The long ride gives me time to put on my thinking cap. I have spent my professional life searching for how we can find commercially and industrially useful applications derived from Plasma Physics. Through these efforts, a Centre came up in Gandhinagar and numerous technologies have been developed and spun off. One of these ideas was to do with the Plasma Torch used in the plasma pyrolysis process we were working on. The idea of using the gas generated during pyrolysis to be sent back through the plasma torch to replace external Nitrogen gas source was germinated during my morning trip. We got a patent for this invention because it dispensed with the expensive Nitrogen cylinder for the operation of the torch. The patent was for “Plasma Torch with an Endogenous Gas Source”.

Another idea was to do with a NASA invention of producing atomic Oxygen by a high voltage streamer discharge. I thought that we could use it to clean up the soot in temples caused by oil lamps. The atomic Oxygen would react with Carbon in the soot and convert it into Carbon Dioxide. We even packaged the Atomic Oxygen generator inside a hairdryer, to demonstrate to DST officials the ease of using it. A truly innovative idea came up when we were planning to develop Teflon like coating on metals surfaces. The precursor for the plasma polymerization process was Carbon Tetrafluoride gas, which was difficult to come by in small quantities. We hit upon the idea of pyrolyzing waste Teflon to generate the gas, with which we could synthesize the Teflon coating.

The seed of an idea which was born while discussing with my friend Abhijit Sen on scaring away pigeons which used to foul the terrace of his palatial home got muscles and body during a road trip. Spark gaps and capacitors gave a loud bang, enough to scare away the pigeons, but were considered dangerous. A potentially successful idea was a dispenser which would drop clumps of quicklime or Calcium Oxide into water with random periodicity. The resulting slaking reactions would cause explosions which we thought would scare the pigeons away. We never built this.

I have always had a fascination for words and the images they create. The long drive was an appropriate time to recall some enjoyable imageries. The great cartoonist Aravindan, my neighbour in Kottayam, had a comics series called ‘ Cheria manushyanum valiya lokavum’, meaning small people and the big world in Mathrubhoomi weekly. He used images that certain words evoked to great effect. A girl was sitting and planting her eyes in a field, (in Malayalam planting ones’ eyes means looking). Another equally bizarre image would be when this girl throws her eyes at someone, which again only means that she was looking at someone. Thurber was a genius at creating spectacular verbal images. His coloured helper Della (of the reeves), Barney Haller who went to the garrick and became warbs, and Walter Mitty who would go on a trip merely on hearing a suggestive word are characters I can empathize with.

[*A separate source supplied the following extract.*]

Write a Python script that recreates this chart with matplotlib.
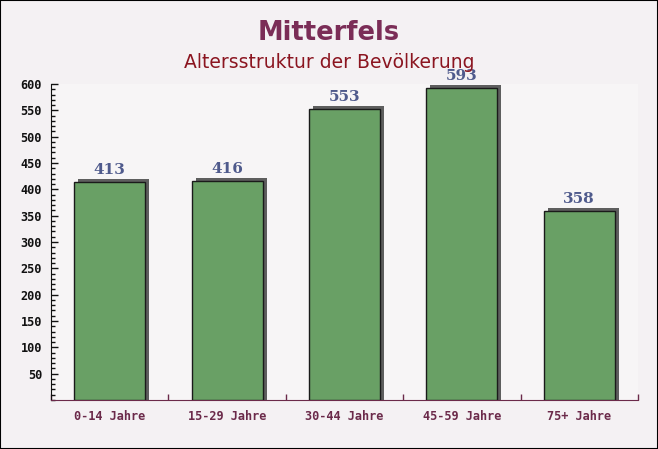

Perhaps because I read that cold non-neutral plasma could have sharp boundaries, I realized that I could visualize what goes on inside the non-neutral plasma experimental devices that we built with great clarity. For example, when I conceptualized the steady-state injection of electrons into the toroidal device, I could see the electron flow from the filament at the bottom, flowing past the inner wall and interacting with it through the electric fields, slowing down, increasing in density because of the slow down, enhancing the electric field further, which causes further slowing down and ultimately trapping near the inner wall. I had an image of spoke-like structures, diocotron waves forming at the boundary, which further scoops in particles from the vertical flow into the trapped plasma, much like the spoked wheel scooping up water from the stream in the traditional water pumps used in Kerala.

Steve Jobs believed that: “Creativity is just connecting things. The broader one’s understanding of the human experience, the better design we will have.” Tarun Gulati, Organizational Trainer, writes “It is this mental, and most importantly, the physical act of Contemplation — stopping to do what you were doing, sitting on a chair or going for a walk, and only thinking and doing nothing else — that makes innovation possible. Contemplation is an innovation incubator.” My morning car rides have been ideal for contemplation and perhaps, modest achievements in innovation.